Securities and Exchange Board of India (SEBI) has cautioned investors against rising stock market scams that are proliferating on various social media platforms. The regulator highlighted that certain unregistered entities are using platforms like Telegram, WhatsApp, YouTube, and Instagram to spread misleading information, often promising guaranteed returns and stock tips, luring in gullible retail investors.

What SEBI Said
SEBI, the capital markets regulator, has observed that some individuals and groups are falsely presenting themselves as market experts, advisors, or insiders. These fraudsters exploit the widespread reach of social media to promote pump-and-dump schemes, where they artificially inflate stock prices and dump shares after attracting retail investments.
According to SEBI, these entities are not registered with the regulator and hence, are not authorized to offer investment advice or manage portfolios. SEBI reiterated that investors must verify the registration status of any financial advisor or stock market tip provider before acting on their advice.
The Rise of Stock Market Scams on Social Media
In today’s digital age, social media has become a double-edged sword for investors. While platforms like Twitter (X), YouTube, and Telegram offer quick access to market updates and news, they have also become breeding grounds for fraudulent activities.
Scammers often use flashy advertisements, fake testimonials, and manipulated screenshots of trading profits to create a false impression of legitimacy. These schemes target inexperienced retail investors, many of whom get drawn into promises of quick wealth and easy money.
Some common tactics used by scammers include:
- Offering free tips with guaranteed returns
- Running private groups for “premium” stock tips
- Sharing forged screenshots of high returns
- Claiming insider information or market manipulation capabilities
- Offering to manage investor portfolios without SEBI registration
SEBI’s Guidelines for Investors
To curb such fraudulent practices, SEBI has issued the following guidelines:
- Check SEBI Registration: Always verify whether the person or company offering investment advice is registered with SEBI. You can check this on SEBI’s official website (www.sebi.gov.in).
- Avoid Unofficial Apps or Links: Do not download or use unverified trading apps shared via social media or private messaging platforms.
- Report Suspicious Activity: If you come across any suspicious investment scheme or individual, report it to SEBI through their complaint platform – SCORES.
- Do Your Own Research: Before making any investment, conduct thorough research. Rely only on authentic sources and certified professionals.

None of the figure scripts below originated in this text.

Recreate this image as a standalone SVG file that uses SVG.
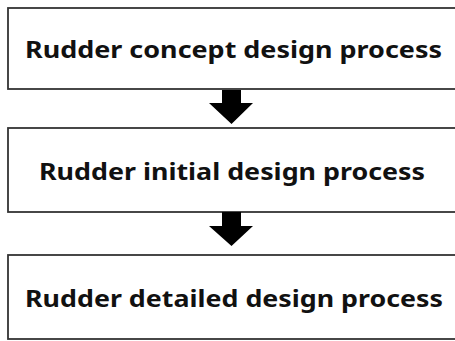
<svg xmlns="http://www.w3.org/2000/svg" width="455" height="341" viewBox="0 0 455 341">
  <style>
    .box { fill: #ffffff; stroke: #333333; stroke-width: 1.8; }
    .label { font-family: "Noto Sans", "Open Sans", sans-serif; font-weight: bold; font-size: 23px; fill: #111111; }
    .arrow { fill: #000000; }
  </style>
  <rect width="455" height="341" fill="#ffffff"/>
  <g id="concept">
    <rect class="box" x="8" y="8" width="460" height="81"/>
    <text class="label" x="25" y="58" textLength="417" lengthAdjust="spacingAndGlyphs">Rudder concept design process</text>
  </g>
  <g id="initial">
    <rect class="box" x="8" y="128" width="460" height="84"/>
    <text class="label" x="39" y="180" textLength="386" lengthAdjust="spacingAndGlyphs">Rudder initial design process</text>
  </g>
  <g id="detailed">
    <rect class="box" x="8" y="255" width="460" height="84"/>
    <text class="label" x="25" y="307" textLength="418" lengthAdjust="spacingAndGlyphs">Rudder detailed design process</text>
  </g>
  <g id="connectors">
    <polygon class="arrow" points="222,90 241,90 241,103 253,103 231.5,124 209,103 222,103"/>
    <polygon class="arrow" points="222,212 241,212 241,226 253,226 231.5,246 209,226 222,226"/>
  </g>
</svg>
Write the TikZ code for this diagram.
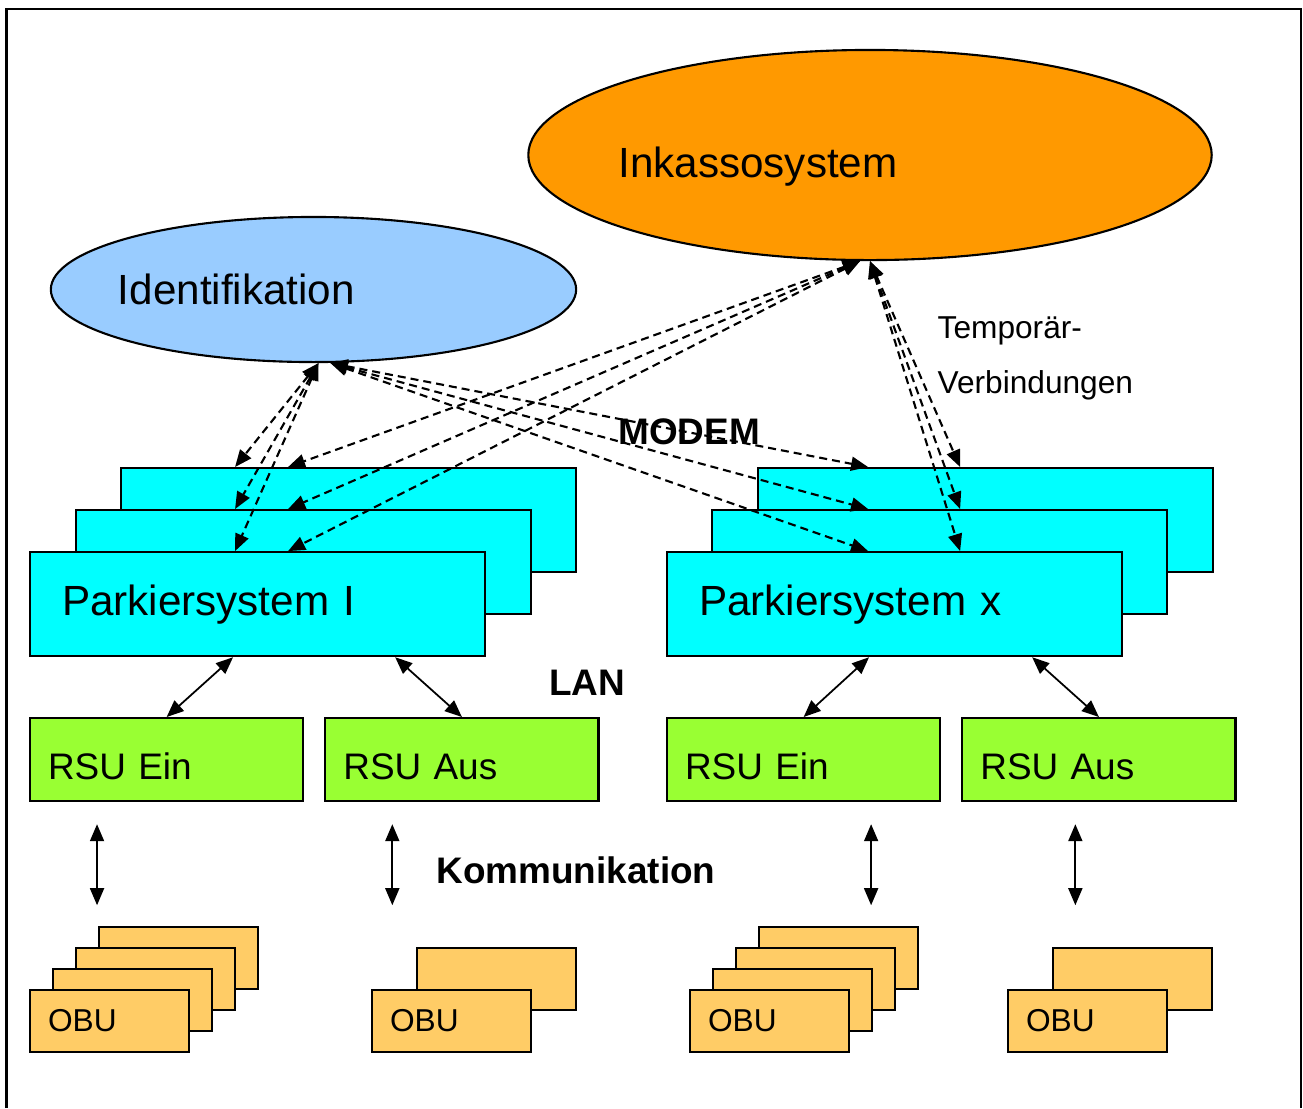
\documentclass[tikz,border=0pt]{standalone}
\usepackage{fontspec}
\setmainfont{Liberation Sans}
\usetikzlibrary{positioning,shapes.geometric,arrows.meta}

\definecolor{inkassoorange}{HTML}{FF9900}
\definecolor{identblue}{HTML}{99CCFF}
\definecolor{parkcyan}{HTML}{00FFFF}
\definecolor{rsugreen}{HTML}{99FF33}
\definecolor{obuyellow}{HTML}{FFCC66}

\begin{document}
\begin{tikzpicture}[
		x=0.01cm, y=-0.01cm,
		plainshape/.style={draw, line width=0.6pt, anchor=north west, align=left},
		parkshape/.style={plainshape, fill=parkcyan, minimum width=4.55cm, minimum height=1.04cm, inner xsep=0.32cm, text width=3.91cm, font=\fontsize{12}{14}\selectfont},
		rsushape/.style={plainshape, fill=rsugreen, minimum width=2.73cm, minimum height=0.83cm, inner xsep=0.18cm, text width=2.37cm, text height=0.4cm, font=\fontsize{10.5}{12}\selectfont},
		obushape/.style={plainshape, fill=obuyellow, minimum width=1.59cm, minimum height=0.62cm, inner xsep=0.18cm, text width=1.23cm, font=\fontsize{9}{11}\selectfont},
		cloudshape/.style={ellipse, draw, line width=0.6pt, inner sep=0pt},
		cloudtext/.style={font=\fontsize{12}{14}\selectfont},
		boldtext/.style={font=\bfseries\fontsize{10.5}{12}\selectfont},
		modem/.style={line width=0.6pt, dash pattern=on 0.8mm off 0.5mm, {Triangle[length=1.7mm,width=1.4mm]}-{Triangle[length=1.7mm,width=1.4mm]}},
		lan/.style={line width=0.5pt, {Triangle[length=1.7mm,width=1.4mm]}-{Triangle[length=1.7mm,width=1.4mm]}},
	]
		\useasboundingbox (0,0) rectangle (1303,1108);
		\draw[line width=0.8pt] (6.5,1108) -- (6.5,9) -- (1301,9) -- (1301,1108);

		% zentrale Systeme
		\node [cloudshape, fill=inkassoorange, minimum width=6.83cm, minimum height=2.1cm, label={[cloudtext, xshift=-1.12cm, yshift=-0.12cm]center:Inkassosystem}] (inkasso) at (870,155) {};
		\node [cloudshape, fill=identblue, minimum width=5.25cm, minimum height=1.45cm, label={[cloudtext, xshift=-0.77cm]center:Identifikation}] (ident) at (313.5,289.5) {};

		% Parkiersysteme
		\node [parkshape] (pl3) at (120,467) {};
		\node [parkshape] (pl2) at ([shift={(-0.45cm,-0.42cm)}]pl3.north west) {};
		\node [parkshape] (pl1) at ([shift={(-0.46cm,-0.42cm)}]pl2.north west) {Parkiersystem I};
		\node [parkshape] (px3) at (757,467) {};
		\node [parkshape] (px2) at ([shift={(-0.46cm,-0.42cm)}]px3.north west) {};
		\node [parkshape] (px1) at ([shift={(-0.45cm,-0.42cm)}]px2.north west) {Parkiersystem x};

		% RSU
		\node [rsushape] (rsu1) at (29,717) {RSU Ein};
		\node [rsushape, right=0.2cm of rsu1.north east, anchor=north west] (rsu2) {RSU Aus};
		\node [rsushape] (rsu3) at (666,717) {RSU Ein};
		\node [rsushape, right=0.2cm of rsu3.north east, anchor=north west] (rsu4) {RSU Aus};

		% OBU
		\foreach \name/\x/\n/\dx/\dy in {obua/29/3/0.23/0.21, obub/371/1/0.45/0.42, obuc/689/3/0.23/0.21, obud/1007/1/0.45/0.42} {
			\foreach \i in {\n,...,1}
				\node [obushape] (\name\i) at ([shift={(\i*\dx cm,\i*\dy cm)}]\x,989) {};
			\node [obushape] (\name0) at (\x,989) {OBU};
		}

		% Beschriftungen
		\node [boldtext] (modemlabel) at (689,432) {MODEM};
		\node [boldtext] (lanlabel) at (587,683) {LAN};
		\node [boldtext] (kommlabel) at (576,870) {Kommunikation};
		\node [font=\fontsize{9}{15.5}\selectfont, align=left, anchor=north west, inner sep=0pt] (templabel) at (937,316) {Temporär-\\Verbindungen};

		% Modemverbindungen
		\foreach \b/\s in {pl1/2.06, pl2/1.60, pl3/1.15}
			\draw [modem] ([xshift=0.05cm]ident.south) -- ([xshift=\s cm]\b.north west);
		\foreach \b/\s in {pl1/2.59, pl2/2.13, pl3/1.68}
			\draw [modem] ([xshift=-0.1cm]inkasso.south) -- ([xshift=\s cm]\b.north west);
		\foreach \b/\s in {px1/2.02, px2/1.57, px3/1.11}
			\draw [modem] ([xshift=0.17cm]ident.south) -- ([xshift=\s cm]\b.north west);
		\foreach \b/\s in {px1/2.94, px2/2.49, px3/2.03}
			\draw [modem] (inkasso.south) -- ([xshift=\s cm]\b.north west);

		% LAN
		\draw [lan] ([xshift=2.04cm]pl1.south west) -- (rsu1.north);
		\draw [lan] ([xshift=3.66cm]pl1.south west) -- (rsu2.north);
		\draw [lan] ([xshift=2.03cm]px1.south west) -- (rsu3.north);
		\draw [lan] ([xshift=3.66cm]px1.south west) -- (rsu4.north);

		% Kommunikation
		\foreach \r/\s in {rsu1/0.68, rsu2/0.68, rsu3/2.05, rsu4/1.14}
			\draw [lan] ([shift={(\s cm,-0.22cm)}]\r.south west) -- ++(0cm,-0.81cm);
	\end{tikzpicture}
\end{document}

- Beware of Unrealistic Promises: If someone promises you fixed or extremely high returns in a short period of time, it is most likely a scam.

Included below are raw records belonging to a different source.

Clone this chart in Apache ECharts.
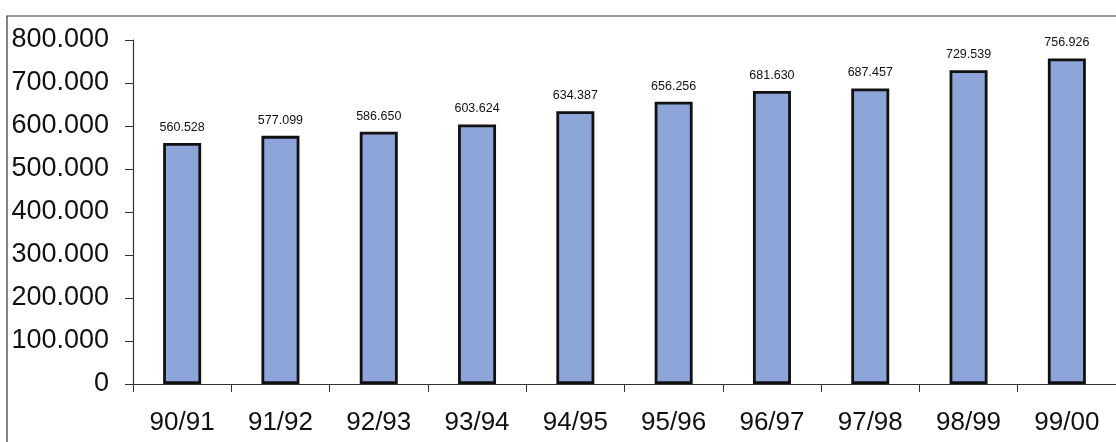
<!DOCTYPE html>
<html><head><meta charset="utf-8">
<script src="https://cdn.jsdelivr.net/npm/echarts@6/dist/echarts.min.js"></script>
<style>html,body{margin:0;padding:0;background:#fff}#c{width:1116px;height:442px}</style>
</head><body><div id="c"></div>
<script>
const categories = ['90/91','91/92','92/93','93/94','94/95','95/96','96/97','97/98','98/99','99/00'];
const values = [560528, 577099, 586650, 603624, 634387, 656256, 681630, 687457, 729539, 756926];
const yTicks = [0, 100000, 200000, 300000, 400000, 500000, 600000, 700000, 800000];

function fmt(v){ return v === 0 ? '0' : String(v).replace(/\B(?=(\d{3})+(?!\d))/g, '.'); }

const chart = echarts.init(document.getElementById('c'), null, {renderer:'canvas'});
chart.setOption({
  animation:false,
  backgroundColor:'#fff',
  graphic:[{type:'rect', shape:{x:7,y:16,width:1200,height:500}, style:{fill:'none',stroke:'#333',lineWidth:1.2}, silent:true}],
  grid:{left:133, top:40, width:997, height:344, containLabel:false},
  xAxis:{type:'category', data:categories, boundaryGap:true,
    axisLine:{lineStyle:{color:'#333',width:1.2}},
    axisTick:{show:true, alignWithLabel:false, length:8, lineStyle:{color:'#333'}},
    axisLabel:{color:'#111', fontFamily:'Liberation Sans, Arial', fontSize:26, margin:26}},
  yAxis:{type:'value', min:0, max:yTicks[yTicks.length-1], interval:yTicks[1]-yTicks[0],
    axisLine:{show:true, lineStyle:{color:'#333',width:1.2}},
    axisTick:{show:true, length:8, lineStyle:{color:'#333'}},
    splitLine:{show:false},
    axisLabel:{color:'#111', fontFamily:'Liberation Sans, Arial', fontSize:27, margin:24, formatter:fmt}},
  series:[{type:'bar', data:values, barWidth:38,
    itemStyle:{color:'#8ea5d9', borderColor:'#111', borderWidth:2.8},
    label:{show:true, position:'top', distance:9, color:'#111', fontFamily:'Liberation Sans, Arial', fontSize:12.5, formatter:p=>fmt(p.value)}}]
});
</script></body></html>
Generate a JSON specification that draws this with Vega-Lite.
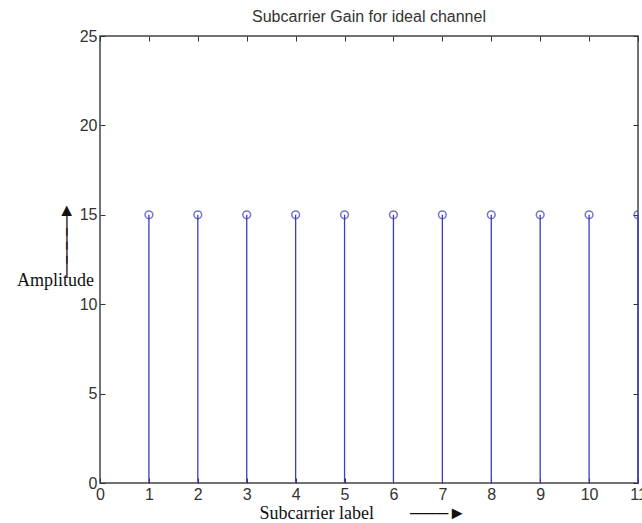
{
  "$schema": "https://vega.github.io/schema/vega-lite/v6.json",
  "width": 538,
  "height": 447,
  "autosize": "none",
  "padding": {"left": 100, "top": 36, "right": 4, "bottom": 40},
  "background": "white",
  "title": {"text": "Subcarrier Gain for ideal channel", "font": "Liberation Sans", "fontSize": 16, "fontWeight": "normal", "color": "#333", "anchor": "middle", "offset": 3},
  "config": {
    "view": {"stroke": "#444", "strokeWidth": 1.5},
    "axis": {"grid": false, "domain": false, "tickColor": "#333", "tickSize": -5, "labelColor": "#333", "labelFont": "Liberation Sans", "labelFontSize": 16, "titleFontWeight": "normal", "titleColor": "#111"}
  },
  "data": {"values": [
    {"x": 1, "y": 15}, {"x": 2, "y": 15}, {"x": 3, "y": 15}, {"x": 4, "y": 15},
    {"x": 5, "y": 15}, {"x": 6, "y": 15}, {"x": 7, "y": 15}, {"x": 8, "y": 15},
    {"x": 9, "y": 15}, {"x": 10, "y": 15}, {"x": 11, "y": 15}
  ]},
  "resolve": {"axis": {"x": "independent", "y": "independent"}},
  "layer": [
    {
      "mark": {"type": "rule", "color": "#3b3bc4", "strokeWidth": 1.3},
      "encoding": {
        "x": {"field": "x", "type": "quantitative", "scale": {"domain": [0, 11], "nice": false},
          "axis": {"orient": "bottom", "values": [0,1,2,3,4,5,6,7,8,9,10,11], "format": "d", "labelPadding": 8, "labelFlush": false,
            "title": "Subcarrier label\u00a0\u00a0\u00a0\u00a0\u00a0\u00a0\u00a0\u00a0───►", "titleFont": "Liberation Serif", "titleFontSize": 18, "titleAlign": "left", "titleX": 159, "titleY": 35, "titleBaseline": "alphabetic"}},
        "y": {"field": "y", "type": "quantitative", "scale": {"domain": [0, 25], "nice": false},
          "axis": {"orient": "left", "values": [0,5,10,15,20,25], "labelPadding": 8, "labelFlush": false,
            "title": ["\u200b\u00a0\u00a0\u00a0\u00a0\u00a0▲", "\u200b\u00a0\u00a0\u00a0\u00a0\u00a0│", "\u200b\u00a0\u00a0\u00a0\u00a0\u00a0│", "\u200b\u00a0\u00a0\u00a0\u00a0\u00a0│", "\u200b\u00a0\u00a0\u00a0\u00a0\u00a0│", "Amplitude"], "titleFont": "Liberation Serif", "titleFontSize": 18, "titleLineHeight": 14, "titleAngle": 0, "titleAlign": "center", "titleX": -45, "titleY": 183, "titleBaseline": "bottom"}},
        "y2": {"datum": 0}
      }
    },
    {
      "mark": {"type": "point", "shape": "circle", "filled": false, "color": "#3b3bc4", "size": 60, "strokeWidth": 1.5, "clip": true},
      "encoding": {
        "x": {"field": "x", "type": "quantitative", "scale": {"domain": [0, 11], "nice": false},
          "axis": {"orient": "top", "values": [0,1,2,3,4,5,6,7,8,9,10,11], "labels": false, "title": null}},
        "y": {"field": "y", "type": "quantitative", "scale": {"domain": [0, 25], "nice": false},
          "axis": {"orient": "right", "values": [0,5,10,15,20,25], "labels": false, "title": null}}
      }
    }
  ]
}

Why SEBI’s Warning is Timely
India’s retail investor participation has surged significantly in recent years, thanks to easier access to stock markets via mobile apps and online trading platforms. However, this boom has also made retail investors more vulnerable to digital frauds.

With a majority of new investors turning to social media for market advice, the lack of financial literacy and the appeal of overnight success become fertile ground for fraudsters. SEBI’s timely warning aims to promote financial awareness and protect retail investors from falling victim to these modern-day stock market scams.
How to Stay Safe as an Investor
- Educate Yourself: Take time to understand how the stock market works. There are many free and reliable resources online provided by SEBI and registered financial institutions.
- Trust Verified Sources: Follow only SEBI-registered research analysts and advisors. Their registration numbers should be openly displayed in all communications.
- Avoid Herd Mentality: Just because a stock is being talked about widely on Telegram or YouTube doesn’t mean it’s a good investment.
- Use Official Trading Platforms: Only use apps and platforms authorized by SEBI or regulated financial institutions for trading and investments.
- Diversify Investments: Don’t put all your money into a single stock or tip. Diversification can protect your capital from market volatility and fraud.
Conclusion
SEBI’s recent advisory is a stark reminder that investor vigilance is more important than ever. While the stock market can be a rewarding avenue for wealth creation, it must be approached with caution, discipline, and a strong foundation of verified information.
Don’t let greed or the fear of missing out (FOMO) guide your investment decisions. Instead, stay informed, follow SEBI’s guidelines, and always rely on trusted and registered entities.
Frequently Asked Questions
1. What is SEBI’s role in the stock market?
SEBI (Securities and Exchange Board of India) regulates and supervises the securities market in India. It ensures that investors are protected and that financial intermediaries follow fair practices.
2. How can I check if a financial advisor is SEBI-registered?
You can verify a financial advisor’s SEBI registration status by visiting the SEBI website (www.sebi.gov.in) and searching in the “Intermediary” section.
3. What should I do if I fall for a stock market scam?
If you’ve been scammed, immediately report the incident to SEBI through their complaint portal SCORES (https://scores.gov.in). You should also inform your broker and law enforcement authorities.
4. Are stock tips from social media legal?
Stock tips from individuals or groups not registered with SEBI are illegal. SEBI regulations require anyone offering investment advice for a fee to be registered with the board.
5. What are some red flags of a stock market scam on social media?
Red flags include guaranteed profits, insider information claims, limited-time offers, demands for upfront payment, lack of SEBI registration, and pressure to join premium groups or apps.